How to love anchovies
Seattle chef Ethan Stowell uses them in everything
When we asked Seattle chef Ethan Stowell to pick the ingredient that he relies on most in his cooking, he didn't hesitate.
"That's easy, because I named a restaurant after them: Anchovies & Olives."
The former, those tiny, briny fish, act as Stowell's nuanced substitute for every chef's crutch: salt. "We probably feature them in three dishes a week, at least," he says.
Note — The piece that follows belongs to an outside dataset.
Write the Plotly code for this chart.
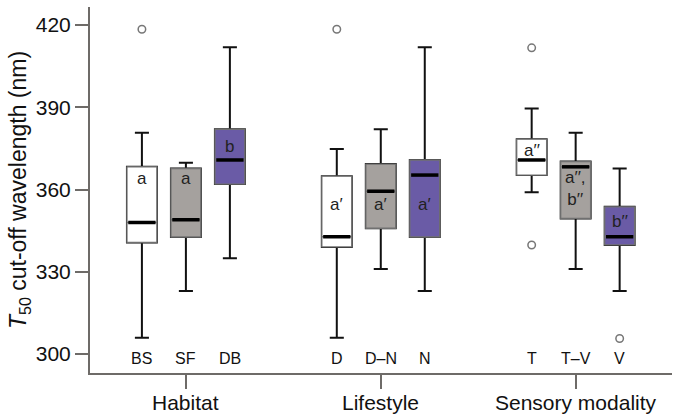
import plotly.graph_objects as go

categories = ["BS", "SF", "DB", "D", "D–N", "N", "T", "T–V", "V"]
groups = ["Habitat", "Lifestyle", "Sensory modality"]
lower = [306.0, 323.0, 335.0, 306.0, 331.0, 323.0, 359.0, 331.0, 323.0]
q1 = [340.7, 342.7, 362.0, 339.1, 345.9, 342.7, 365.3, 349.5, 339.8]
median = [348.0, 349.0, 370.8, 342.8, 359.4, 365.3, 370.8, 368.3, 342.8]
q3 = [368.3, 367.7, 382.0, 364.9, 369.3, 370.8, 378.4, 370.2, 353.7]
upper = [380.7, 369.8, 411.9, 374.8, 382.0, 411.9, 389.6, 380.7, 367.7]
outlier_cat = ["BS", "D", "T", "T", "V"]
outlier_val = [418.5, 418.5, 411.7, 339.8, 305.7]
letters = ["a", "a", "b", "a′", "a′", "a′", "a′′", "a′′,<br>b′′", "b′′"]
letter_y = [363.9, 363.9, 375.9, 354.4, 354.4, 354.4, 374.4, 360.3, 348.3]
yticks = [300, 330, 360, 390, 420]

GROUP_STRIDE = 4.43
pos = [g * GROUP_STRIDE + i for g in range(3) for i in range(3)]
pos_of = dict(zip(categories, pos))
group_pos = [g * GROUP_STRIDE + 1 for g in range(3)]

fills = ["#ffffff", "#a5a19e", "#6a5ba6"]
BOXW = 0.68
AX = "#6e6b68"
FONT = "Liberation Sans, Arial"

fig = go.Figure()

# whiskers (black) for all boxes
fig.add_trace(go.Box(
    x=pos, q1=q1, median=median, q3=q3, lowerfence=lower, upperfence=upper,
    width=BOXW, whiskerwidth=0.47, line=dict(color="#111111", width=2),
    fillcolor="rgba(0,0,0,0)", boxpoints=False, hoverinfo="skip", showlegend=False))

# filled boxes with thin grey outline
for k in range(3):
    idx = [j for j in range(len(categories)) if j % 3 == k]
    fig.add_trace(go.Box(
        x=[pos[j] for j in idx], q1=[q1[j] for j in idx], median=[median[j] for j in idx],
        q3=[q3[j] for j in idx], lowerfence=[q1[j] for j in idx], upperfence=[q3[j] for j in idx],
        width=BOXW, whiskerwidth=0, line=dict(color="#707070", width=1.3),
        fillcolor=fills[k], boxpoints=False, hoverinfo="skip", showlegend=False))

# thick medians
mx, my = [], []
for p, m in zip(pos, median):
    mx += [p - BOXW / 2 + 0.03, p + BOXW / 2 - 0.03, None]
    my += [m, m, None]
fig.add_trace(go.Scatter(x=mx, y=my, mode="lines", line=dict(color="#000000", width=3.5),
                         hoverinfo="skip", showlegend=False))

# outliers
fig.add_trace(go.Scatter(x=[pos_of[c] for c in outlier_cat], y=outlier_val, mode="markers",
                         marker=dict(symbol="circle-open", size=7.5, color="#777777",
                                     line=dict(width=1.5, color="#777777")),
                         hoverinfo="skip", showlegend=False))

# invisible trace so the group axis is drawn
fig.add_trace(go.Scatter(x=[group_pos[0]], y=[300], xaxis="x2", mode="markers",
                         marker=dict(opacity=0), hoverinfo="skip", showlegend=False))

for p, t, ly in zip(pos, letters, letter_y):
    fig.add_annotation(x=p, y=ly, text=t, showarrow=False,
                       font=dict(size=17, color="#222222", family=FONT))

for p, c in zip(pos, categories):
    fig.add_annotation(x=p, y=0, xref="x", yref="paper", yanchor="bottom", yshift=4,
                       text=c, showarrow=False, font=dict(size=16, color="#111111", family=FONT))

for p, g in zip(group_pos, groups):
    fig.add_annotation(x=p, y=0, xref="x", yref="paper", yanchor="top", yshift=-16,
                       text=g, showarrow=False, font=dict(size=21, color="#111111", family=FONT))

xr = [-1.18, 12.05]
fig.update_layout(
    width=675, height=414,
    margin=dict(l=90, r=3, t=7, b=41),
    paper_bgcolor="white", plot_bgcolor="white",
    boxmode="overlay",
    font=dict(family=FONT, color="#111111"),
    xaxis=dict(range=xr, showticklabels=False, ticks="", showline=True, linecolor=AX,
               linewidth=2, showgrid=False, zeroline=False),
    xaxis2=dict(range=xr, overlaying="x", side="bottom", anchor="y", tickvals=group_pos,
                showticklabels=False, ticks="outside", ticklen=15, tickwidth=2, tickcolor=AX,
                showline=False, showgrid=False, zeroline=False),
    yaxis=dict(range=[293.1, 426.6], tickvals=yticks, ticks="outside", ticklen=13,
               tickwidth=2, tickcolor=AX, showline=True, linecolor=AX, linewidth=2,
               showgrid=False, zeroline=False, tickfont=dict(size=21, color="#111111"),
               title=dict(text="<i>T</i><sub>50</sub> cut-off wavelength (nm)",
                          font=dict(size=23, color="#111111"), standoff=3)),
)

fig.write_html("out.html", config={"displayModeBar": False},
               post_script="document.body.style.margin='0';")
Stowell prefers the olive-oil-packed variety, because they don't require soaking like their salt-packed brethren (soaking, he warns, can lead to soggy fillets). Here, his suggestions for cooking with this complex flavor booster:
The oil: Don't even dream of discarding the olive oil that the anchovies are packed in; it is perfect for drizzling over cheese (Stowell prefers a fresh burrata) or on pizza. Try using it in a vinaigrette for a hearty kale salad, or pour it into a pan and use it to sauté greens, like spinach.
The fillets: Stowell favors the fish in pasta; in his signature dish, noodles are tossed with chopped anchovies, olive oil, chiles and mint. But we're particularly taken with his method for pulsing the anchovies with butter. Melt it in a pan to sear meat, or add it to mashed potatoes for a whack of umami.